How Do the Class II Well Construction Requirements Apply to HF Wells Using Diesel Fuels?

Given the importance of the casing and cement to well integrity, should long-term testing be conducted to evaluate and remediate potential contamination pathways?  Because failures in the concrete tend to occur over time and are stimulated by multiple fracking processes, will EPA provide requirements for annual testing of wells?  Will there be spot-checking of requirements through on-site testing by regulators to verify information provided by the drilling companies and/or their subcontractors?

How Do the Class II Well Construction Requirements Apply to Already Constructed Wells Using Diesel Fuels HF?

While some “retro” upgrades may increase protection of water supplies, what processes and procedures – beyond consultation - are in place to ensure compliance?  Will on-site visitations, monitoring, and enforcement through meaningful penalties enhance protection of our water beyond the data provided by company logs? What level of bonding or superfund contributions might be required so that the projected costs of potential remediation are not passed on to taxpayers? Will “best practices” be periodically updated over time to safeguard water resources?

Monitoring and Reporting

Although it appears that reducing the nature and timing of updates is appropriate given well activity, what requirements will be enacted to recognize and reduce long term consequences of migration paths that develop slowly over time? What essential types of data will be continually collected and reviewed relative to baseline findings?

How Do the Class II Financial Responsibility Requirements Apply to Wells Using Diesel Fuels for HF?

Is consideration of costs for plugging and abandonment adequate?  What will you do to prevent such costs being passed on to taxpayers?  What safeguards will be put into place to prevent subcontracting and consolidation of corporations from terminating their financial responsibility for negative impacts? What comprehensive plan will be formulated to assess liability when multiple parties are involved in a contamination event?  Can clean-up, remediation, and restoration cost be held for potential use given that profitable companies of today may go bankrupt in the future?  What liability, if any, will be borne by those who have leased mineral rights?

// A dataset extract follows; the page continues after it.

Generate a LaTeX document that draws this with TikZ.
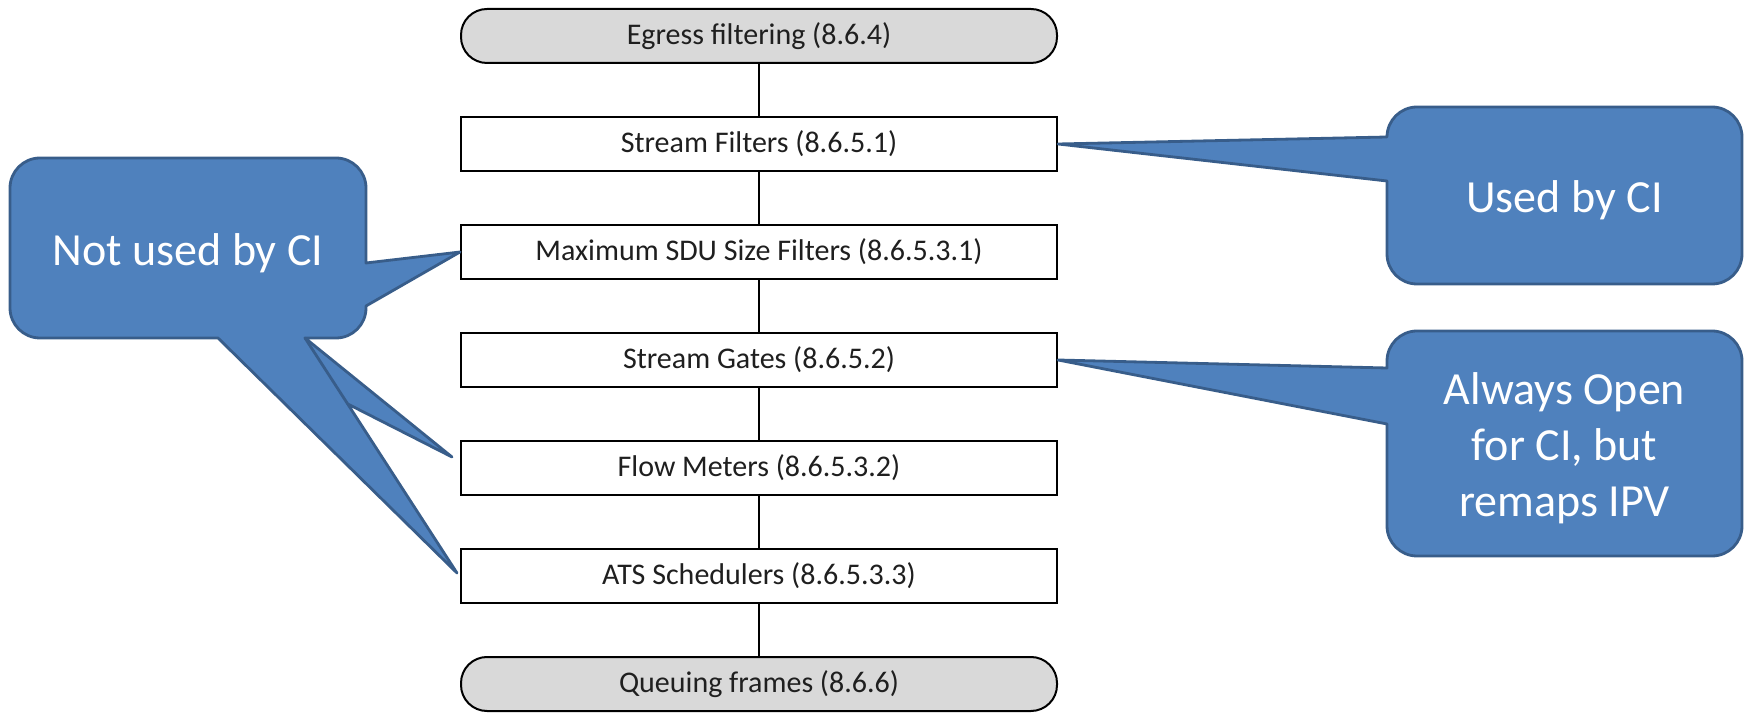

What Public Notification Requirements or Special Environmental Justice (EJ) Considerations are Recommended for Authorization of Wells Using Diesel Fuels for HF?

Should notices go out to landowners and municipal agencies beyond one-quarter mile – particularly given the length of the horizontal bore and the potential for extensive contamination of water sources – be they for residential, agricultural, recreational, or industrial use? What will EPA do to ensure that environmental justice considerations are implemented?

Does this Guidance Apply to States, Tribes, and Territories with Primacy?

Is there any mechanism by which this guidance might be applicable to all states, tribes and territories as recognition of the growing importance of adequate and safe drinking water?  Can consistency be promoted to encourage compliance and public understanding?  Can EPA suggest more restrictive regulations, as needed, to specific states, tribes, and territories based on relevant data, experience, and specific requirements of historical, cultural, and/or environmentally sensitive areas?

Thank you for your consideration of our input as you continue to safeguard and sustain our vital water resources.